- _Task to complete_:
Skip all pictures, then print the remaining material exactly.

------ Material ------

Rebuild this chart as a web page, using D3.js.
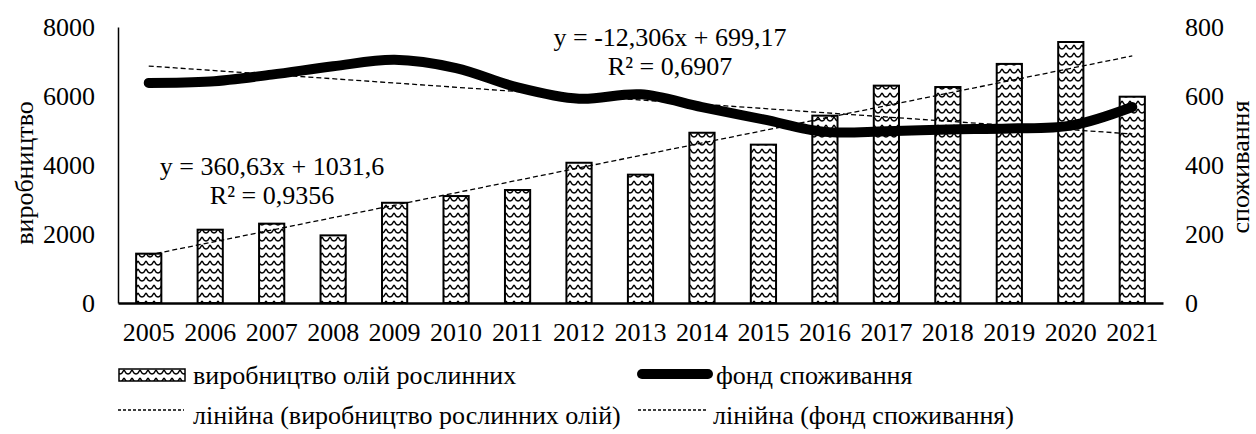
<!DOCTYPE html>
<html>
<head>
<meta charset="utf-8">
<script src="https://cdn.jsdelivr.net/npm/d3@7"></script>
<style>
  body { margin: 0; background: #fff; }
  svg text { font-family: "Liberation Serif", "DejaVu Serif", serif !important; fill: #000; }
</style>
</head>
<body>
<div id="chart"></div>
<script>
// data
var years = ["2005","2006","2007","2008","2009","2010","2011","2012","2013",
             "2014","2015","2016","2017","2018","2019","2020","2021"];
var production = [1430, 2125, 2300, 1960, 2905, 3100, 3275, 4065, 3720,
                  4935, 4590, 5430, 6300, 6260, 6930, 7565, 5980];
var consumption = [638, 642, 662, 686, 705, 681, 625, 592, 605,
                   568, 532, 496, 498, 503, 506, 514, 568];
var leftTicks = [0, 2000, 4000, 6000, 8000];
var rightTicks = [0, 200, 400, 600, 800];
// trend equations as printed on the chart: [slope, intercept]
var prodTrend = [360.63, 1031.6];
var consTrend = [-12.306, 699.17];
var prodLabel = ["y = 360,63x + 1031,6", "R² = 0,9356"];
var consLabel = ["y = -12,306x + 699,17", "R² = 0,6907"];
var legendNames = ["виробництво олій рослинних", "фонд споживання",
                   "лінійна (виробництво рослинних олій)", "лінійна (фонд споживання)"];

var width = 1256, height = 434;
var margin = {top: 27, right: 93, bottom: 131, left: 118};
var chartWidth = width - margin.left - margin.right;
var chartHeight = height - margin.top - margin.bottom;
var serif = '"Liberation Serif", "DejaVu Serif", serif';

var svg = d3.select("#chart").append("svg")
    .attr("width", width)
    .attr("height", height)
    .attr("font-family", serif);

// wave fill for the bars
var defs = svg.append("defs");
var pat = defs.append("pattern")
    .attr("id", "wave")
    .attr("patternUnits", "userSpaceOnUse")
    .attr("width", 8)
    .attr("height", 8);
pat.append("rect").attr("width", 8).attr("height", 8).attr("fill", "#fff");
pat.append("path")
    .attr("d", "M0,6 Q2,6 3,3.5 Q4,1 5,3.5 Q6,6 8,6")
    .attr("fill", "none")
    .attr("stroke", "#000")
    .attr("stroke-width", 1.5);

var chartGroup = svg.append("g")
    .attr("transform", `translate(${margin.left}, ${margin.top})`);

var xScale = d3.scaleBand()
    .domain(years)
    .range([0, chartWidth])
    .paddingInner(0.59)
    .paddingOuter(0.295);

var yLeft = d3.scaleLinear().domain([0, 8000]).range([chartHeight, 0]);
var yRight = d3.scaleLinear().domain([0, 800]).range([chartHeight, 0]);

var xCenter = d => xScale(d) + xScale.bandwidth() / 2;

// axes
var xAxis = d3.axisBottom(xScale).tickSize(0).tickPadding(20);
var leftAxis = d3.axisLeft(yLeft).tickValues(leftTicks).tickFormat(d3.format("d"))
    .tickSize(0).tickPadding(23);
var rightAxis = d3.axisRight(yRight).tickValues(rightTicks).tickFormat(d3.format("d"))
    .tickSize(0).tickPadding(22);

var gx = chartGroup.append("g")
    .attr("transform", `translate(0, ${chartHeight})`)
    .call(xAxis);
var gl = chartGroup.append("g").call(leftAxis);
var gr = chartGroup.append("g")
    .attr("transform", `translate(${chartWidth}, 0)`)
    .call(rightAxis);

[gx, gl, gr].forEach(function(g) {
    g.attr("font-family", serif).attr("font-size", 26);
    g.selectAll("text").style("font-family", serif).style("font-size", "26px");
});
gr.select(".domain").remove();
gl.select(".domain").attr("stroke", "#000").attr("stroke-width", 1.5);
gx.select(".domain").attr("stroke", "#000").attr("stroke-width", 2.5);

// bars
chartGroup.selectAll("rect.bar")
    .data(production)
    .enter()
    .append("rect")
    .attr("class", "bar")
    .attr("x", (d, i) => xScale(years[i]))
    .attr("y", d => yLeft(d))
    .attr("width", xScale.bandwidth())
    .attr("height", d => chartHeight - yLeft(d))
    .attr("fill", "url(#wave)")
    .attr("stroke", "#000")
    .attr("stroke-width", 2);

// trend lines
var trend = function(coef, scale) {
    return [1, years.length].map(function(n) {
        return [xCenter(years[n - 1]), scale(coef[0] * n + coef[1])];
    });
};
chartGroup.append("path")
    .attr("d", d3.line()(trend(prodTrend, yLeft)))
    .attr("fill", "none")
    .attr("stroke", "#000")
    .attr("stroke-width", 1.3)
    .attr("stroke-dasharray", "5,3");

// consumption line
var line = d3.line()
    .x((d, i) => xCenter(years[i]))
    .y(d => yRight(d))
    .curve(d3.curveCatmullRom.alpha(0.5));
chartGroup.append("path")
    .datum(consumption)
    .attr("d", line)
    .attr("fill", "none")
    .attr("stroke", "#000")
    .attr("stroke-width", 10)
    .attr("stroke-linecap", "round");

chartGroup.append("path")
    .attr("d", d3.line()(trend(consTrend, yRight)))
    .attr("fill", "none")
    .attr("stroke", "#000")
    .attr("stroke-width", 1.3)
    .attr("stroke-dasharray", "5,3");

// equation labels
function eqLabel(lines, cx, y) {
    var t = svg.append("text")
        .attr("text-anchor", "middle")
        .style("font-size", "26px");
    lines.forEach(function(s, i) {
        t.append("tspan").attr("x", cx).attr("y", y + i * 29).text(s);
    });
}
eqLabel(prodLabel, 272, 175);
eqLabel(consLabel, 670, 46);

// axis titles
svg.append("text")
    .attr("transform", "translate(33, 173) rotate(-90)")
    .attr("text-anchor", "middle")
    .style("font-size", "26px")
    .text("виробництво");
svg.append("text")
    .attr("transform", "translate(1249, 167) rotate(-90)")
    .attr("text-anchor", "middle")
    .style("font-size", "26px")
    .text("споживання");

// legend
var lg = svg.append("g");
lg.append("rect")
    .attr("x", 119).attr("y", 369).attr("width", 66).attr("height", 12)
    .attr("fill", "url(#wave)").attr("stroke", "#000").attr("stroke-width", 1.5);
lg.append("text").attr("x", 193).attr("y", 384).style("font-size", "26px").text(legendNames[0]);
lg.append("line")
    .attr("x1", 642).attr("x2", 708).attr("y1", 374).attr("y2", 374)
    .attr("stroke", "#000").attr("stroke-width", 10).attr("stroke-linecap", "round");
lg.append("text").attr("x", 716).attr("y", 384).style("font-size", "26px").text(legendNames[1]);
lg.append("line")
    .attr("x1", 118).attr("x2", 184).attr("y1", 410).attr("y2", 410)
    .attr("stroke", "#000").attr("stroke-width", 1.3).attr("stroke-dasharray", "3,2");
lg.append("text").attr("x", 193).attr("y", 424).style("font-size", "26px").text(legendNames[2]);
lg.append("line")
    .attr("x1", 638).attr("x2", 706).attr("y1", 410).attr("y2", 410)
    .attr("stroke", "#000").attr("stroke-width", 1.3).attr("stroke-dasharray", "3,2");
lg.append("text").attr("x", 713).attr("y", 424).style("font-size", "26px").text(legendNames[3]);
</script>
</body>
</html>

------

- _Exercise output_:
Rebuild this chart as a web page, using D3.js.
<!DOCTYPE html>
<html>
<head>
<meta charset="utf-8">
<script src="https://cdn.jsdelivr.net/npm/d3@7"></script>
<style>
  body { margin: 0; background: #fff; }
  svg text { font-family: "Liberation Serif", "DejaVu Serif", serif !important; fill: #000; }
</style>
</head>
<body>
<div id="chart"></div>
<script>
// data
var years = ["2005","2006","2007","2008","2009","2010","2011","2012","2013",
             "2014","2015","2016","2017","2018","2019","2020","2021"];
var production = [1430, 2125, 2300, 1960, 2905, 3100, 3275, 4065, 3720,
                  4935, 4590, 5430, 6300, 6260, 6930, 7565, 5980];
var consumption = [638, 642, 662, 686, 705, 681, 625, 592, 605,
                   568, 532, 496, 498, 503, 506, 514, 568];
var leftTicks = [0, 2000, 4000, 6000, 8000];
var rightTicks = [0, 200, 400, 600, 800];
// trend equations as printed on the chart: [slope, intercept]
var prodTrend = [360.63, 1031.6];
var consTrend = [-12.306, 699.17];
var prodLabel = ["y = 360,63x + 1031,6", "R² = 0,9356"];
var consLabel = ["y = -12,306x + 699,17", "R² = 0,6907"];
var legendNames = ["виробництво олій рослинних", "фонд споживання",
                   "лінійна (виробництво рослинних олій)", "лінійна (фонд споживання)"];

var width = 1256, height = 434;
var margin = {top: 27, right: 93, bottom: 131, left: 118};
var chartWidth = width - margin.left - margin.right;
var chartHeight = height - margin.top - margin.bottom;
var serif = '"Liberation Serif", "DejaVu Serif", serif';

var svg = d3.select("#chart").append("svg")
    .attr("width", width)
    .attr("height", height)
    .attr("font-family", serif);

// wave fill for the bars
var defs = svg.append("defs");
var pat = defs.append("pattern")
    .attr("id", "wave")
    .attr("patternUnits", "userSpaceOnUse")
    .attr("width", 8)
    .attr("height", 8);
pat.append("rect").attr("width", 8).attr("height", 8).attr("fill", "#fff");
pat.append("path")
    .attr("d", "M0,6 Q2,6 3,3.5 Q4,1 5,3.5 Q6,6 8,6")
    .attr("fill", "none")
    .attr("stroke", "#000")
    .attr("stroke-width", 1.5);

var chartGroup = svg.append("g")
    .attr("transform", `translate(${margin.left}, ${margin.top})`);

var xScale = d3.scaleBand()
    .domain(years)
    .range([0, chartWidth])
    .paddingInner(0.59)
    .paddingOuter(0.295);

var yLeft = d3.scaleLinear().domain([0, 8000]).range([chartHeight, 0]);
var yRight = d3.scaleLinear().domain([0, 800]).range([chartHeight, 0]);

var xCenter = d => xScale(d) + xScale.bandwidth() / 2;

// axes
var xAxis = d3.axisBottom(xScale).tickSize(0).tickPadding(20);
var leftAxis = d3.axisLeft(yLeft).tickValues(leftTicks).tickFormat(d3.format("d"))
    .tickSize(0).tickPadding(23);
var rightAxis = d3.axisRight(yRight).tickValues(rightTicks).tickFormat(d3.format("d"))
    .tickSize(0).tickPadding(22);

var gx = chartGroup.append("g")
    .attr("transform", `translate(0, ${chartHeight})`)
    .call(xAxis);
var gl = chartGroup.append("g").call(leftAxis);
var gr = chartGroup.append("g")
    .attr("transform", `translate(${chartWidth}, 0)`)
    .call(rightAxis);

[gx, gl, gr].forEach(function(g) {
    g.attr("font-family", serif).attr("font-size", 26);
    g.selectAll("text").style("font-family", serif).style("font-size", "26px");
});
gr.select(".domain").remove();
gl.select(".domain").attr("stroke", "#000").attr("stroke-width", 1.5);
gx.select(".domain").attr("stroke", "#000").attr("stroke-width", 2.5);

// bars
chartGroup.selectAll("rect.bar")
    .data(production)
    .enter()
    .append("rect")
    .attr("class", "bar")
    .attr("x", (d, i) => xScale(years[i]))
    .attr("y", d => yLeft(d))
    .attr("width", xScale.bandwidth())
    .attr("height", d => chartHeight - yLeft(d))
    .attr("fill", "url(#wave)")
    .attr("stroke", "#000")
    .attr("stroke-width", 2);

// trend lines
var trend = function(coef, scale) {
    return [1, years.length].map(function(n) {
        return [xCenter(years[n - 1]), scale(coef[0] * n + coef[1])];
    });
};
chartGroup.append("path")
    .attr("d", d3.line()(trend(prodTrend, yLeft)))
    .attr("fill", "none")
    .attr("stroke", "#000")
    .attr("stroke-width", 1.3)
    .attr("stroke-dasharray", "5,3");

// consumption line
var line = d3.line()
    .x((d, i) => xCenter(years[i]))
    .y(d => yRight(d))
    .curve(d3.curveCatmullRom.alpha(0.5));
chartGroup.append("path")
    .datum(consumption)
    .attr("d", line)
    .attr("fill", "none")
    .attr("stroke", "#000")
    .attr("stroke-width", 10)
    .attr("stroke-linecap", "round");

chartGroup.append("path")
    .attr("d", d3.line()(trend(consTrend, yRight)))
    .attr("fill", "none")
    .attr("stroke", "#000")
    .attr("stroke-width", 1.3)
    .attr("stroke-dasharray", "5,3");

// equation labels
function eqLabel(lines, cx, y) {
    var t = svg.append("text")
        .attr("text-anchor", "middle")
        .style("font-size", "26px");
    lines.forEach(function(s, i) {
        t.append("tspan").attr("x", cx).attr("y", y + i * 29).text(s);
    });
}
eqLabel(prodLabel, 272, 175);
eqLabel(consLabel, 670, 46);

// axis titles
svg.append("text")
    .attr("transform", "translate(33, 173) rotate(-90)")
    .attr("text-anchor", "middle")
    .style("font-size", "26px")
    .text("виробництво");
svg.append("text")
    .attr("transform", "translate(1249, 167) rotate(-90)")
    .attr("text-anchor", "middle")
    .style("font-size", "26px")
    .text("споживання");

// legend
var lg = svg.append("g");
lg.append("rect")
    .attr("x", 119).attr("y", 369).attr("width", 66).attr("height", 12)
    .attr("fill", "url(#wave)").attr("stroke", "#000").attr("stroke-width", 1.5);
lg.append("text").attr("x", 193).attr("y", 384).style("font-size", "26px").text(legendNames[0]);
lg.append("line")
    .attr("x1", 642).attr("x2", 708).attr("y1", 374).attr("y2", 374)
    .attr("stroke", "#000").attr("stroke-width", 10).attr("stroke-linecap", "round");
lg.append("text").attr("x", 716).attr("y", 384).style("font-size", "26px").text(legendNames[1]);
lg.append("line")
    .attr("x1", 118).attr("x2", 184).attr("y1", 410).attr("y2", 410)
    .attr("stroke", "#000").attr("stroke-width", 1.3).attr("stroke-dasharray", "3,2");
lg.append("text").attr("x", 193).attr("y", 424).style("font-size", "26px").text(legendNames[2]);
lg.append("line")
    .attr("x1", 638).attr("x2", 706).attr("y1", 410).attr("y2", 410)
    .attr("stroke", "#000").attr("stroke-width", 1.3).attr("stroke-dasharray", "3,2");
lg.append("text").attr("x", 713).attr("y", 424).style("font-size", "26px").text(legendNames[3]);
</script>
</body>
</html>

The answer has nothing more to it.